City-state on the island of Andros

Andros (Ἄνδρος) was the chief city of, and a polis (city-state) on, the island of Andros in the Aegean Sea. The city was named after the island, which, according to tradition, derived its name either from Andreus, a general of Rhadamanthus or from the seer Andrus. It was colonized by Ionians, and early attained so much importance as to send colonies to Acanthus and Stageira in Chalcidice about 654 BCE. The Andrians were compelled to join the fleet of Xerxes I in his invasion of Greece, in 480 BCE; in consequence of which Themistocles attempted to levy a large sum of money from the people, and upon their refusing to pay it, laid siege to their city, but was unable to take the place.

The site was situated nearly in the middle of the western coast of the island, at the foot of a lofty mountain. Its citadel strongly fortified by nature is mentioned by Livy. It had no harbour of its own, but it was situated near one, called Gaurion (Γαύριον) by Xenophon, and Gaureleon by Livy, and which still bears the ancient name of Gavrio.

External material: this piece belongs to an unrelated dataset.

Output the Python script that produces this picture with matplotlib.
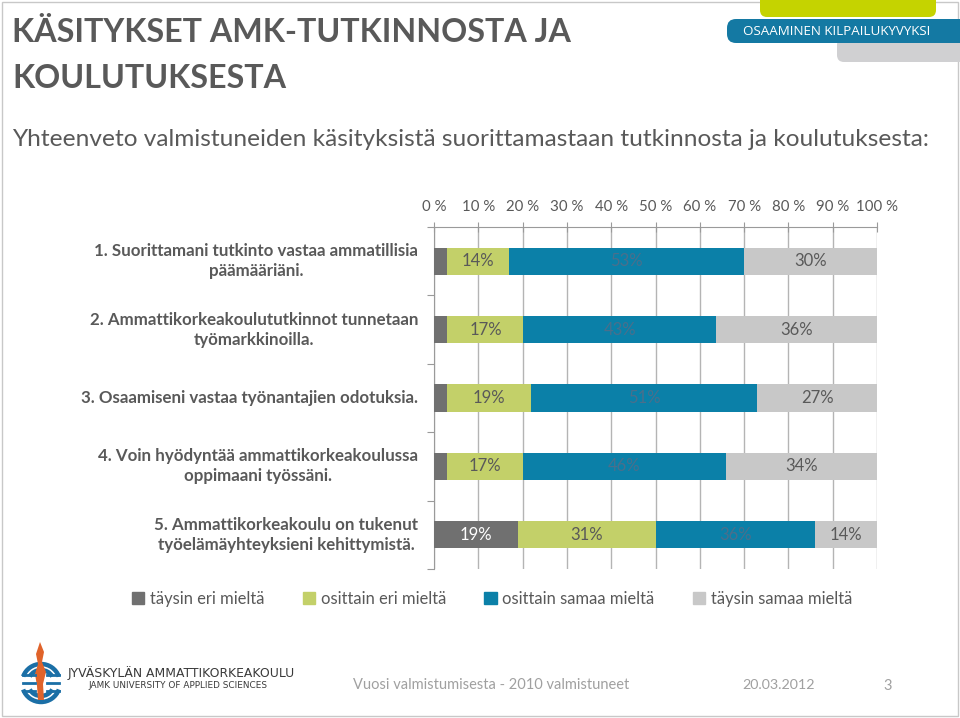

The site is located at Palaiopolis,
where extensive ruins of the ancient city are to be found. Among other artefacts discovered there, were inscriptions, including an interesting hymn to Isis in hexameter verse. The town and its territory were celebrated for its wine in antiquity, and the whole island was regarded as sacred to Dionysus. There was a tradition that, during the festival of this god, a fountain flowed with wine.